══ SUPPLIED MATERIAL

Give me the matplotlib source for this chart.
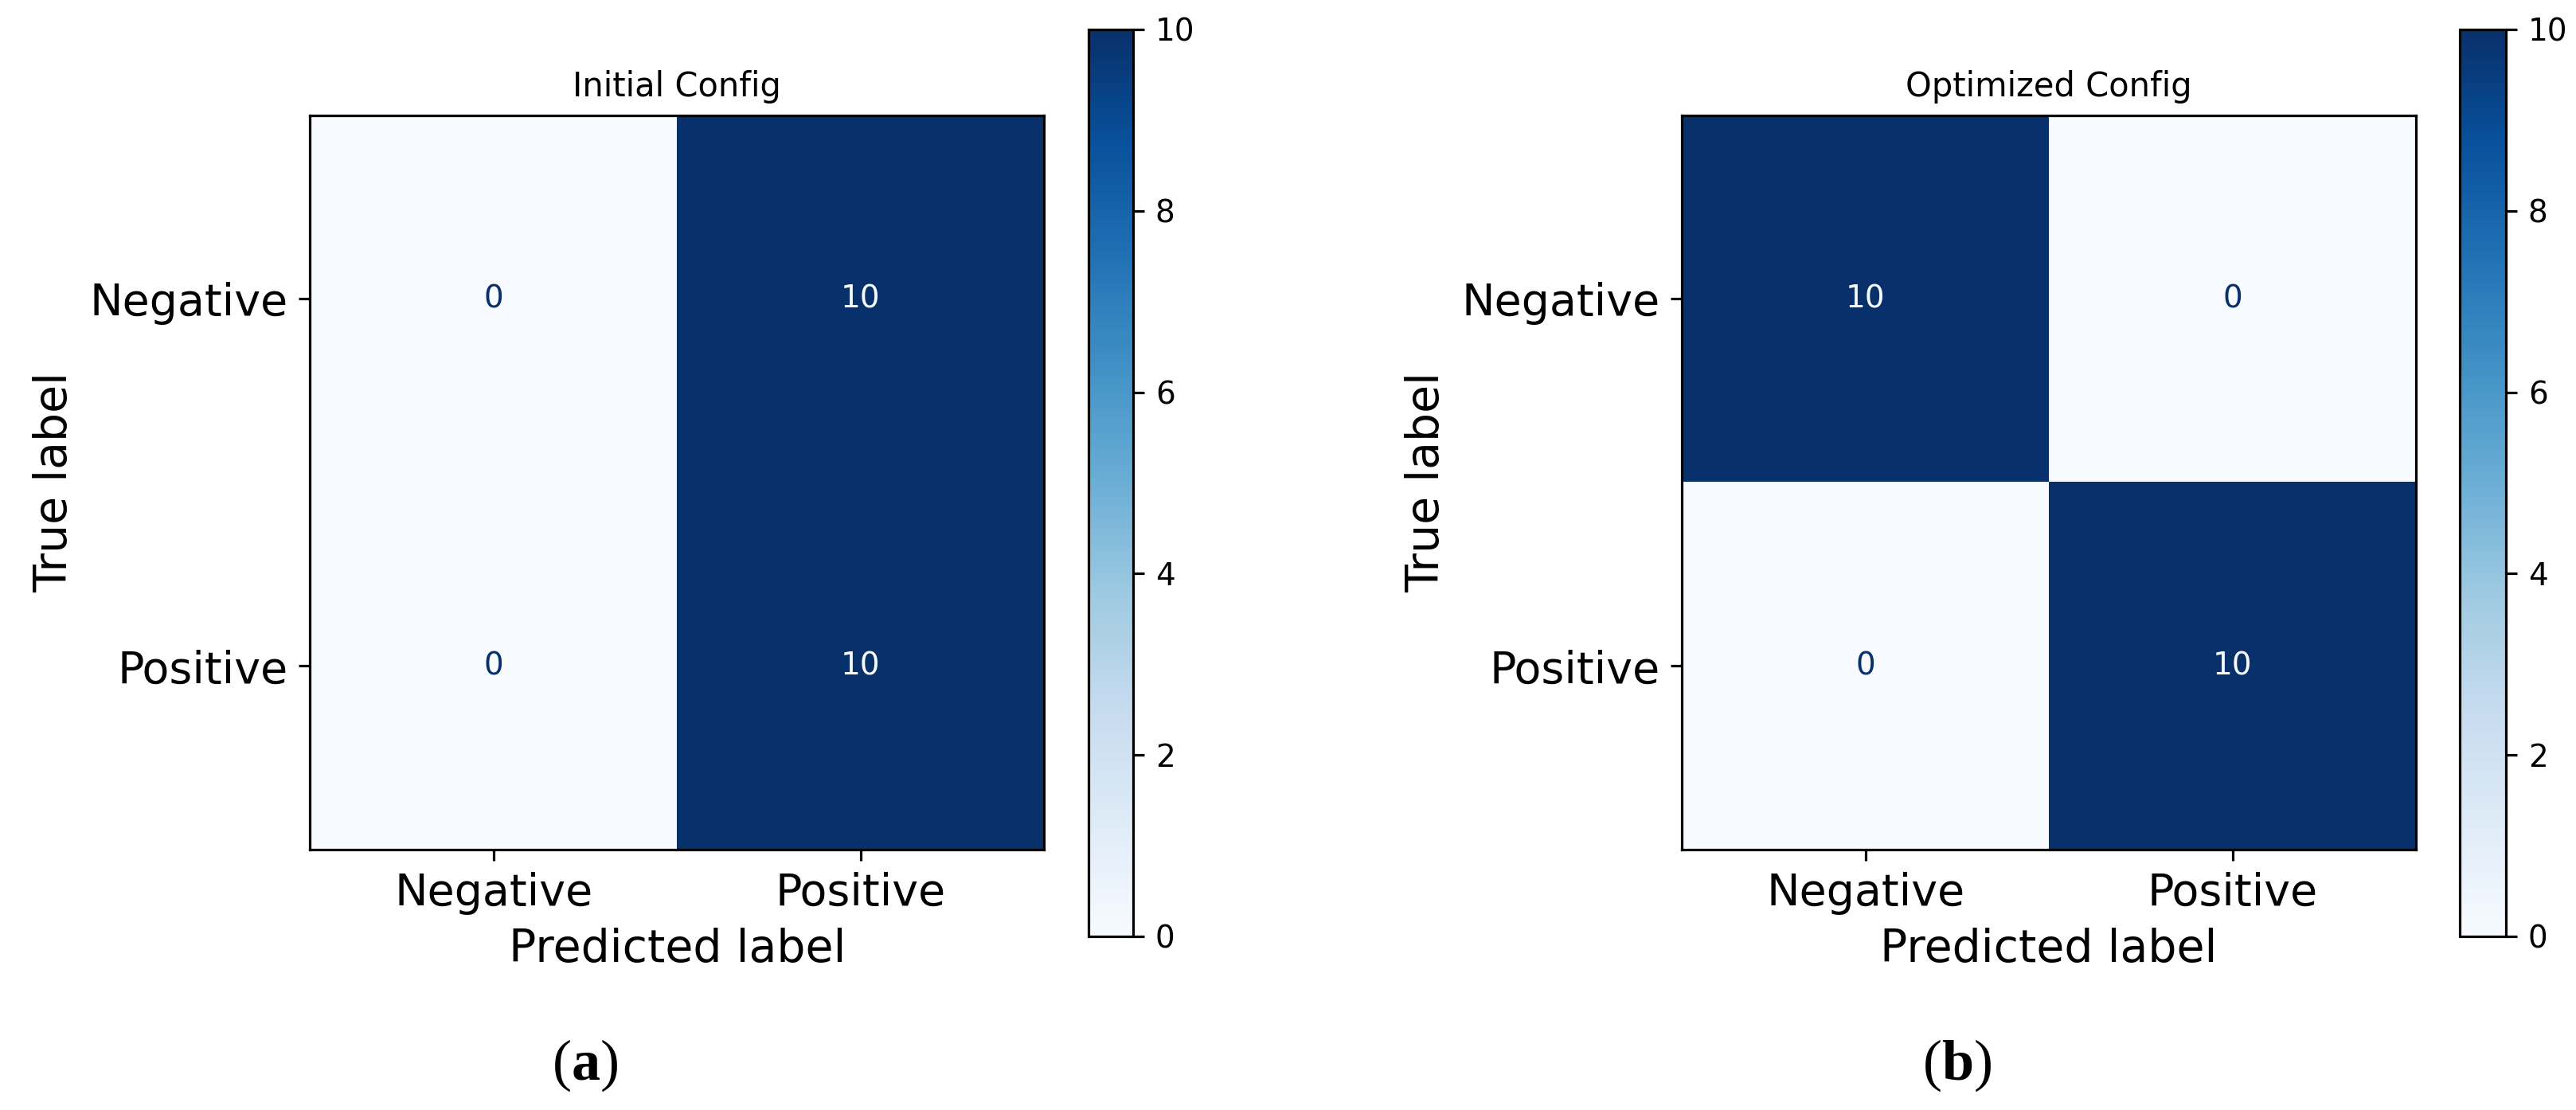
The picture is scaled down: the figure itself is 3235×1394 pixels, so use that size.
import numpy as np
import matplotlib
matplotlib.use("Agg")
import matplotlib.pyplot as plt

# ── Data ──────────────────────────────────────────────────────────────────────
class_labels = ["Negative", "Positive"]
cm_initial   = [[0, 10],
                [0, 10]]
cm_optimized = [[10, 0],
                [0, 10]]
panel_titles = ["Initial Config", "Optimized Config"]
panel_tags   = ["a", "b"]
cbar_ticks   = [0, 2, 4, 6, 8, 10]

# ── Style ─────────────────────────────────────────────────────────────────────
plt.rcParams["font.family"] = "DejaVu Sans"
plt.rcParams["mathtext.fontset"] = "custom"
plt.rcParams["mathtext.rm"] = "Liberation Serif"
plt.rcParams["mathtext.bf"] = "Liberation Serif:bold"

LW = 2.3
fig = plt.figure(figsize=(32.35, 13.94), dpi=100)
cmap = plt.get_cmap("Blues")

# axes boxes in figure fractions: [left, bottom, width, height]
ax_boxes   = [[0.1202, 0.2346, 0.2853, 0.6614], [0.6529, 0.2346, 0.2850, 0.6614]]
cbar_boxes = [[0.4226, 0.1564, 0.0173, 0.8171], [0.9549, 0.1564, 0.0179, 0.8171]]
tag_x      = [735 / 3235, 2458 / 3235]

for cm, title, tag, box, cbox, tx in zip([cm_initial, cm_optimized], panel_titles,
                                        panel_tags, ax_boxes, cbar_boxes, tag_x):
    cm = np.array(cm)
    ax = fig.add_axes(box)
    im = ax.imshow(cm, cmap=cmap, vmin=0, vmax=10, interpolation="nearest")

    # cell counts, colour switches on dark cells (like sklearn)
    thresh = (cm.max() + cm.min()) / 2.0
    for i in range(cm.shape[0]):
        for j in range(cm.shape[1]):
            color = cmap(0.0) if cm[i, j] >= thresh else cmap(1.0)
            ax.text(j, i, f"{cm[i, j]}", ha="center", va="center",
                    color=color, fontsize=28)

    ax.set_xticks(range(len(class_labels)))
    ax.set_yticks(range(len(class_labels)))
    ax.set_xticklabels(class_labels, fontsize=40)
    ax.set_yticklabels(class_labels, fontsize=40)
    ax.set_xlabel("Predicted label", fontsize=41, labelpad=11.5)
    ax.set_ylabel("True label", fontsize=41, labelpad=11.5)
    ax.set_title(title, fontsize=30, pad=17.3)
    ax.tick_params(length=10, width=LW, pad=10)
    for s in ax.spines.values():
        s.set_linewidth(LW)

    cax = fig.add_axes(cbox)
    cb = fig.colorbar(im, cax=cax, ticks=cbar_ticks)
    cb.outline.set_linewidth(LW)
    cax.tick_params(labelsize=28, length=10, width=LW, pad=10)

    fig.text(tx, 1 - 1338 / 1394, r"$\mathrm{(}\mathbf{" + tag + r"}\mathrm{)}$",
             ha="center", va="center", fontsize=52)

fig.savefig("out.png", dpi=100)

════

§ YOUR TASK:
Pictures excluded, quote all the data above exactly.

§ FINISHED TASK:
Give me the matplotlib source for this chart.
The picture is scaled down: the figure itself is 3235×1394 pixels, so use that size.
import numpy as np
import matplotlib
matplotlib.use("Agg")
import matplotlib.pyplot as plt

# ── Data ──────────────────────────────────────────────────────────────────────
class_labels = ["Negative", "Positive"]
cm_initial   = [[0, 10],
                [0, 10]]
cm_optimized = [[10, 0],
                [0, 10]]
panel_titles = ["Initial Config", "Optimized Config"]
panel_tags   = ["a", "b"]
cbar_ticks   = [0, 2, 4, 6, 8, 10]

# ── Style ─────────────────────────────────────────────────────────────────────
plt.rcParams["font.family"] = "DejaVu Sans"
plt.rcParams["mathtext.fontset"] = "custom"
plt.rcParams["mathtext.rm"] = "Liberation Serif"
plt.rcParams["mathtext.bf"] = "Liberation Serif:bold"

LW = 2.3
fig = plt.figure(figsize=(32.35, 13.94), dpi=100)
cmap = plt.get_cmap("Blues")

# axes boxes in figure fractions: [left, bottom, width, height]
ax_boxes   = [[0.1202, 0.2346, 0.2853, 0.6614], [0.6529, 0.2346, 0.2850, 0.6614]]
cbar_boxes = [[0.4226, 0.1564, 0.0173, 0.8171], [0.9549, 0.1564, 0.0179, 0.8171]]
tag_x      = [735 / 3235, 2458 / 3235]

for cm, title, tag, box, cbox, tx in zip([cm_initial, cm_optimized], panel_titles,
                                        panel_tags, ax_boxes, cbar_boxes, tag_x):
    cm = np.array(cm)
    ax = fig.add_axes(box)
    im = ax.imshow(cm, cmap=cmap, vmin=0, vmax=10, interpolation="nearest")

    # cell counts, colour switches on dark cells (like sklearn)
    thresh = (cm.max() + cm.min()) / 2.0
    for i in range(cm.shape[0]):
        for j in range(cm.shape[1]):
            color = cmap(0.0) if cm[i, j] >= thresh else cmap(1.0)
            ax.text(j, i, f"{cm[i, j]}", ha="center", va="center",
                    color=color, fontsize=28)

    ax.set_xticks(range(len(class_labels)))
    ax.set_yticks(range(len(class_labels)))
    ax.set_xticklabels(class_labels, fontsize=40)
    ax.set_yticklabels(class_labels, fontsize=40)
    ax.set_xlabel("Predicted label", fontsize=41, labelpad=11.5)
    ax.set_ylabel("True label", fontsize=41, labelpad=11.5)
    ax.set_title(title, fontsize=30, pad=17.3)
    ax.tick_params(length=10, width=LW, pad=10)
    for s in ax.spines.values():
        s.set_linewidth(LW)

    cax = fig.add_axes(cbox)
    cb = fig.colorbar(im, cax=cax, ticks=cbar_ticks)
    cb.outline.set_linewidth(LW)
    cax.tick_params(labelsize=28, length=10, width=LW, pad=10)

    fig.text(tx, 1 - 1338 / 1394, r"$\mathrm{(}\mathbf{" + tag + r"}\mathrm{)}$",
             ha="center", va="center", fontsize=52)

fig.savefig("out.png", dpi=100)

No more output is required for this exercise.